I understand the dangerous and common temptation to leap-frog over Good Friday’s pain and suffering, but before we enter into the joy of the resurrection, we need to focus on the cross and ask ourselves some probing questions.

That’s no new idea, of course. It’s funny how often the modern church discovers some wheel that was invented centuries ago. (I suppose learning about wheels late is better than not learning about them at all.)

That time of preparation, introspection, and repentance before Easter came to be called Lent. Whatever we call it, the idea is a good one. I’d not bind its observance on anyone, but I doubt we’ve ever needed such a time more than now.

After a friend asked if I’d given up anything for Lent, I stuttered, but then I realized I’ve been scrupulously avoiding asparagus and liver. But, seriously, many Christians have indeed found that making a small sacrifice for a time helps them center on the One whose deep sacrifice made angels gasp and Heaven weep.

Whatever helps the church to truly focus on the cross before we arrive at the door of the empty tomb is good.

Though we can add nothing of merit to his sacrifice, Jesus told us long ago that following him means taking up his cross. The cross we’re called to bear is not rheumatism or gout, though God can redeem any burden we bear in faith; taking up Christ’s cross means to bear the cross he bore, the cross of self-denial. That’s as practical as it is difficult, and life together gives God’s people plenty of opportunities to practice it.

Even as they faced martyrdom and persecution, as do many Christians today, the early church also faced the same temptations we do to be selfish and self-centered.
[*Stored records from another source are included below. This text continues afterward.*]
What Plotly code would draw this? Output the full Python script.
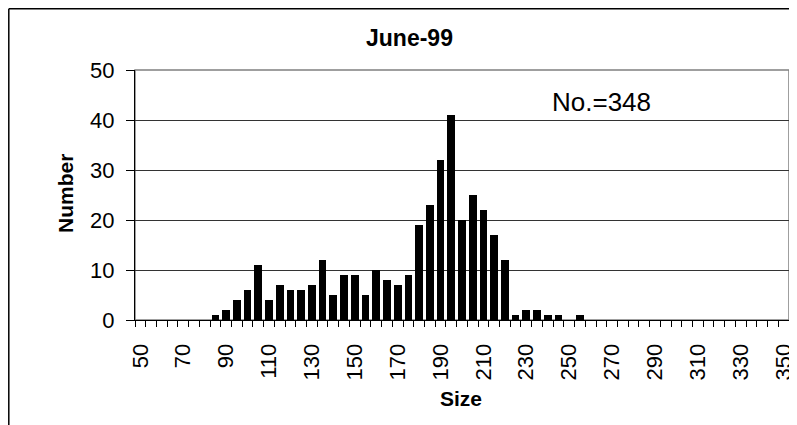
import plotly.graph_objects as go

# size classes (mm) and fish counts, June-99
sizes = [50, 55, 60, 65, 70, 75, 80, 85, 90, 95,
         100, 105, 110, 115, 120, 125, 130, 135, 140, 145,
         150, 155, 160, 165, 170, 175, 180, 185, 190, 195,
         200, 205, 210, 215, 220, 225, 230, 235, 240, 245,
         250, 255, 260, 265, 270, 275, 280, 285, 290, 295,
         300, 305, 310, 315, 320, 325, 330, 335, 340, 345, 350]
counts = [0, 0, 0, 0, 0, 0, 0, 1, 2, 4,
          6, 11, 4, 7, 6, 6, 7, 12, 5, 9,
          9, 5, 10, 8, 7, 9, 19, 23, 32, 41,
          20, 25, 22, 17, 12, 1, 2, 2, 1, 1,
          0, 1, 0, 0, 0, 0, 0, 0, 0, 0,
          0, 0, 0, 0, 0, 0, 0, 0, 0, 0, 0]
label_sizes = [50, 70, 90, 110, 130, 150, 170, 190, 210, 230, 250, 270, 290, 310, 330, 350]
total_label = "No.=348"

font = "Liberation Sans"
OFF = 8  # page body margin
W, H = 797 - OFF, 425 - OFF
L, R, T, B = 135 - OFF, 8, 70 - OFF, 105
pw, ph = W - L - R, H - T - B


# page pixel -> paper coordinate
def px(x):
    return (x - OFF - L) / pw


def py(y):
    return (H - B - (y - OFF)) / ph


fig = go.Figure()
fig.add_trace(go.Bar(x=sizes, y=counts, width=3.6,
                     marker=dict(color="black", line=dict(width=0))))

# boundaries between size classes carry the tick marks
edges = [s - 2.5 for s in sizes] + [sizes[-1] + 2.5]

fig.update_layout(
    width=W, height=H,
    margin=dict(l=L, r=R, t=T, b=B, autoexpand=False),
    paper_bgcolor="white", plot_bgcolor="white",
    showlegend=False,
    font=dict(family=font, size=22, color="black"),
    bargap=0,
    xaxis=dict(range=[sizes[0] - 2.5, sizes[-1] + 2.5], automargin=False,
               tickmode="array", tickvals=label_sizes,
               ticktext=[str(v) for v in label_sizes],
               tickangle=-90, ticks="", showgrid=False, zeroline=False,
               showline=True, linecolor="black", linewidth=1,
               ticklabelstandoff=14,
               tickfont=dict(family=font, size=22),
               minor=dict(tickmode="array", tickvals=edges, ticks="outside",
                          ticklen=6, tickcolor="black", tickwidth=1, showgrid=False)),
    yaxis=dict(range=[0, 50], dtick=10, ticks="outside", ticklen=8, automargin=False,
               tickcolor="black", showline=True, linecolor="black", linewidth=1,
               showgrid=True, gridcolor="#333333", gridwidth=1, zeroline=False,
               ticklabelstandoff=7,
               tickfont=dict(family=font, size=22)),
    shapes=[
        # plot area border
        dict(type="rect", xref="paper", yref="paper", x0=0, x1=1, y0=0, y1=1,
             line=dict(color="#808080", width=1.5), layer="below"),
        # chart area border (cropped at right/bottom)
        dict(type="line", xref="paper", yref="paper",
             x0=px(8.8), x1=px(8.8), y0=py(8.8), y1=py(450),
             line=dict(color="black", width=1.5)),
        dict(type="line", xref="paper", yref="paper",
             x0=px(8.8), x1=px(820), y0=py(8.8), y1=py(8.8),
             line=dict(color="black", width=1.5)),
    ],
    annotations=[
        dict(text="<b>June-99</b>", xref="paper", yref="paper", x=px(409), y=py(38),
             showarrow=False, font=dict(family=font, size=23),
             xanchor="center", yanchor="middle"),
        dict(text="<b>Size</b>", xref="paper", yref="paper", x=px(461), y=py(398),
             showarrow=False, font=dict(family=font, size=21),
             xanchor="center", yanchor="middle"),
        dict(text="<b>Number</b>", xref="paper", yref="paper", x=px(65.5), y=py(193.5),
             showarrow=False, font=dict(family=font, size=21), textangle=-90,
             xanchor="center", yanchor="middle"),
        dict(text=total_label, xref="paper", yref="paper", x=px(601), y=py(101.5),
             showarrow=False, font=dict(family=font, size=26),
             xanchor="center", yanchor="middle"),
    ],
)

fig.write_html("out.html")
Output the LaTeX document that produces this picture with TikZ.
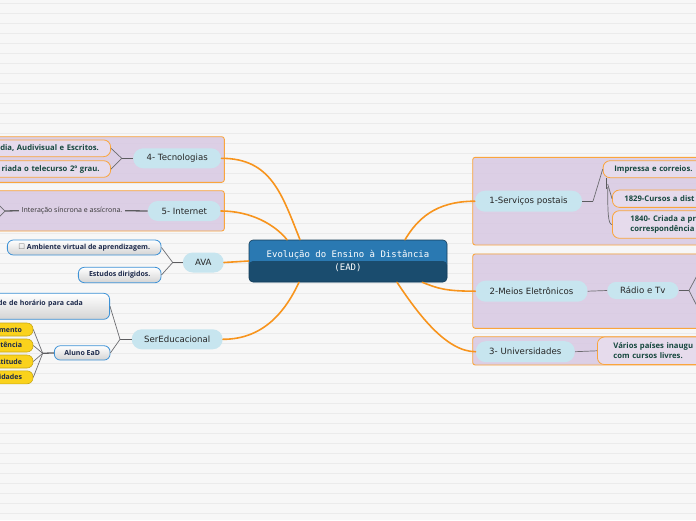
\documentclass[tikz,border=0pt]{standalone}
\usepackage{fontspec}
\setmainfont{DejaVu Sans}
\newfontfamily\notefont{Open Sans}
\newfontfamily\eadfont{DejaVu Sans Mono}
\usetikzlibrary{calc}
\definecolor{paper}{RGB}{247,247,247}
\definecolor{paperline}{RGB}{235,235,235}
\definecolor{lilac}{RGB}{216,200,226}
\definecolor{tangerine}{RGB}{247,148,29}
\definecolor{frameline}{RGB}{250,165,60}
\definecolor{sky}{RGB}{199,229,239}
\definecolor{eadtop}{RGB}{42,121,178}
\definecolor{eadlow}{RGB}{26,76,110}
\definecolor{pine}{RGB}{22,72,62}
\definecolor{navy}{RGB}{27,40,74}
\definecolor{azure}{RGB}{62,146,214}
\definecolor{sun}{RGB}{250,210,28}
\definecolor{twig}{RGB}{108,108,112}
\tikzset{
  group/.style={draw=frameline,fill=lilac,fill opacity=0.85,rounded corners=2.5pt,line width=0.9pt},
  ead/.style={draw=eadlow!80!black,fill=eadtop,rounded corners=4pt,line width=0.6pt,
    minimum width=198pt,minimum height=42pt,text=white,align=center,
    font=\eadfont\fontsize{9}{13.5}\selectfont,
    path picture={\fill[eadlow] (path picture bounding box.west) rectangle (path picture bounding box.south east);}},
  topic/.style={fill=sky,rounded corners=10pt,minimum height=20pt,inner sep=0pt,
    font=\fontsize{8.6}{9.5}\selectfont,text=black!85},
  leaf/.style={draw=frameline,fill=lilac!65!white,rounded corners=7pt,line width=0.8pt,
    inner ysep=0pt,align=left,font=\notefont\bfseries\fontsize{7.7}{10.4}\selectfont,text=pine},
  note/.style={draw=azure,top color=white,bottom color=black!17,rounded corners=6pt,line width=0.8pt,
    inner ysep=0pt,font=\notefont\bfseries\fontsize{7}{8}\selectfont,text=navy},
  chip/.style={draw=sun!80!black,fill=sun,rounded corners=6pt,line width=0.6pt,anchor=east,
    minimum height=13pt,inner ysep=0pt,inner xsep=11pt,text width=60pt,align=right,
    font=\notefont\bfseries\fontsize{7}{8}\selectfont,text=navy},
  branch/.style={draw=tangerine,line width=1.6pt,line cap=round},
  stub/.style={draw=twig!85!black,line width=1.3pt},
  sprig/.style={draw=twig,line width=0.7pt},
}
\begin{document}
\begin{tikzpicture}[x=1pt,y=-1pt]
  \useasboundingbox (0,0) rectangle (696,520);
  \fill[paper] (0,0) rectangle (696,520);
  \foreach \y in {3.3,13.3,...,520} \draw[paperline,line width=1pt] (0,\y) -- (696,\y);
  \draw[group] (-10,136.7) rectangle (224.3,182.3);
  \draw[group] (-10,190.7) rectangle (224.3,231);
  \draw[group] (472.7,157.3) rectangle (710,245);
  \draw[group] (472.7,254) rectangle (710,328.3);
  \draw[group] (472.7,336.7) rectangle (710,365);

  \node[ead] (ead) at (348,261) {Evolução do Ensino à Distância\\(EAD)};
  \node[topic,minimum width=88pt] (tec) at (177.2,158.3) {4- Tecnologias};
  \node[topic,minimum width=73pt] (net) at (184.3,211) {5- Internet};
  \node[topic,minimum width=41pt] (ava) at (203.3,262.5) {AVA};
  \node[topic,minimum width=91pt] (ser) at (177.2,339.3) {SerEducacional};
  \node[topic,minimum width=107pt,minimum height=21pt] (post) at (528.5,201.2) {1-Serviços postais};
  \node[topic,minimum width=112pt,minimum height=21pt] (meios) at (531.5,291.2) {2-Meios Eletrônicos};
  \node[topic,minimum width=99pt,minimum height=21pt] (univ) at (525.3,351.7) {3- Universidades};
  \node[topic,minimum width=71pt,minimum height=17pt,rounded corners=8.5pt] (radio) at (642.8,290.5) {Rádio e Tv};

  \node[leaf,anchor=west,minimum height=17pt,inner xsep=11.3pt,text width=110pt] (imp) at (602.7,169.2) {Impressa e correios.};
  \node[leaf,anchor=west,minimum height=17.3pt,inner xsep=12pt,text width=110pt] (c1829) at (612,198.7) {1829-Cursos a dist};
  \node[leaf,anchor=west,minimum height=27.6pt,inner xsep=18pt,text width=110pt] (c1840) at (612,224.5) {1840- Criada a pr\\correspondência};
  \node[leaf,anchor=west,minimum height=27.5pt,inner xsep=16pt,text width=110pt] (varios) at (597,350.8) {Vários países inaugu\\com cursos livres.};
  \node[leaf,anchor=east,minimum height=16.7pt,inner xsep=11.7pt,text width=110pt,align=right] (midia) at (111,148.3) {dia, Audivisual e Escritos.};
  \node[leaf,anchor=east,minimum height=16.6pt,inner xsep=11pt,text width=110pt,align=right] (tv2) at (111,169) {riada o telecurso 2º grau.};
  \node[inner xsep=2.5pt,inner ysep=1pt,font=\notefont\fontsize{7}{8}\selectfont,text=black!80] (sinc) at (72,210.7) {Interação síncrona e assícrona.};

  \node[note,minimum width=153.7pt,minimum height=15pt] (amb) at (84.2,247.5)
    {{\normalfont\fontsize{7.5}{8}\selectfont\textcolor{black!55}{☐}} Ambiente virtual de aprendizagem.};
  \node[note,minimum width=82.7pt,minimum height=15.4pt] (est) at (119.7,275) {Estudos dirigidos.};
  \node[note,anchor=east,minimum height=26pt,inner xsep=26.7pt,text width=110pt,align=right,text depth=7.5pt] (flex) at (110,306.3) {de de horário para cada};
  \node[note,minimum width=55.7pt,minimum height=14.3pt] (aluno) at (82.2,352.9) {Aluno EaD};
  \foreach \w/\y [count=\i] in {Conhecimento/329.5,Competência/345.5,Atitude/361.5,Habilidades/377.3}
    \node[chip] (cha\i) at (33.3,\y) {\w};

  \draw[branch] ($(ead.north)+(-48,0)$) .. controls +(-18,-45) and +(50,0) .. (tec.east);
  \draw[branch] ($(ead.north)+(-61,0)$) .. controls +(-12,-15) and +(30,0) .. (net.east);
  \draw[branch] (ead.west) -- (ava.east);
  \draw[branch] ($(ead.south)+(-49,0)$) .. controls +(-14,30) and +(40,0) .. (ser.east);
  \draw[branch] ($(ead.north)+(57,0)$) .. controls +(12,-20) and +(-40,0) .. (post.west);
  \draw[branch] ($(ead.south east)+(-25,0)$) .. controls +(15,6) and +(-30,0) .. (meios.west);
  \draw[branch] ($(ead.south)+(49,0)$) .. controls +(20,30) and +(-30,0) .. (univ.west);

  \coordinate (tecfork) at (121.7,158.3);
  \draw[stub] (tec.west) -- (tecfork);
  \draw[sprig] (midia.east) -- (tecfork) -- (tv2.east);
  \coordinate (sincfork) at (5,211);
  \coordinate (sincup) at (-3,203);
  \coordinate (sincdown) at (-3,219);
  \draw[stub] (net.west) -- (sinc.east);
  \draw[stub] (sinc.west) -- (sincfork);
  \draw[sprig] (sincup) -- (sincfork) -- (sincdown);
  \coordinate (avafork) at (172.7,262.5);
  \draw[stub] (ava.west) -- (avafork);
  \draw[sprig] (amb.east) -- (avafork) -- (est.east);
  \coordinate (serfork) at (120,339.3);
  \draw[stub] (ser.west) -- (serfork);
  \draw[sprig] (flex.east) -- (serfork) -- (aluno.east);
  \coordinate (alunofork) at (42.7,353.3);
  \draw[stub] (aluno.west) -- (alunofork);
  \foreach \i in {1,...,4} \draw[sprig] (alunofork) -- (cha\i.east);

  \coordinate (postfork) at (593,201.2);
  \draw[stub] (post.east) -- (postfork);
  \draw[sprig] (postfork) -- (imp.west);
  \coordinate (impfork) at (606.7,189);
  \draw[stub] ($(imp.south west)+(4,0)$) -- (impfork);
  \draw[sprig] ($(imp.south west)+(5,6)$) -- (c1829.west);
  \draw[sprig] ($(imp.south west)+(5,9)$) .. controls +(0,25) and +(-4,0) .. (c1840.west);
  \draw[sprig] (meios.east) -- (radio.west);
  \coordinate (radiofork) at (689,290.5);
  \coordinate (radioup) at (700,270);
  \coordinate (radiodown) at (700,312);
  \draw[stub] (radio.east) -- (radiofork);
  \draw[sprig] (radioup) -- (radiofork) -- (radiodown);
  \draw[sprig] (univ.east) -- (varios.west);
\end{tikzpicture}
\end{document}
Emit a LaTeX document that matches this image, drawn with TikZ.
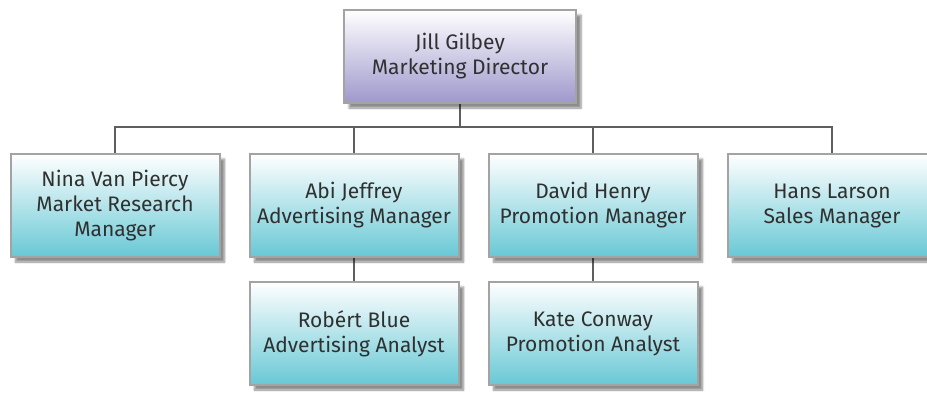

Two chapters after the Apostle Paul writes beautifully to the Philippians about Christ’s sacrifice of utter self-denial, he writes to two “spiritual” Christian ladies, Euodia and Syntyche (someone has christened them Odious and Soon-touchy) who “just felt led” to cause some fuss about worship styles—or some such. The issues change (no one remembers now what the fussers fussed about; they got mentioned in the Bible for their selfishness) but the real issue never does.

No need for me to wonder if I’d physically die for the Lord in an act of self-denial if I won’t shoulder opportunities to carry his cross each week by singing a few songs in worship not in my favorite style, or changing a diaper I’d rather my wife change, or speaking an encouraging word when I’d rather spew criticism.

Before experiencing the joy of the empty tomb, I need to let the spectacle of my Lord on the cross force me to ask myself hard questions, hard as bloody nails, about how serious I am about denying myself and truly shouldering his cross.

It’s for very good reasons that Good Friday comes before Easter. We shouldn’t rush past it.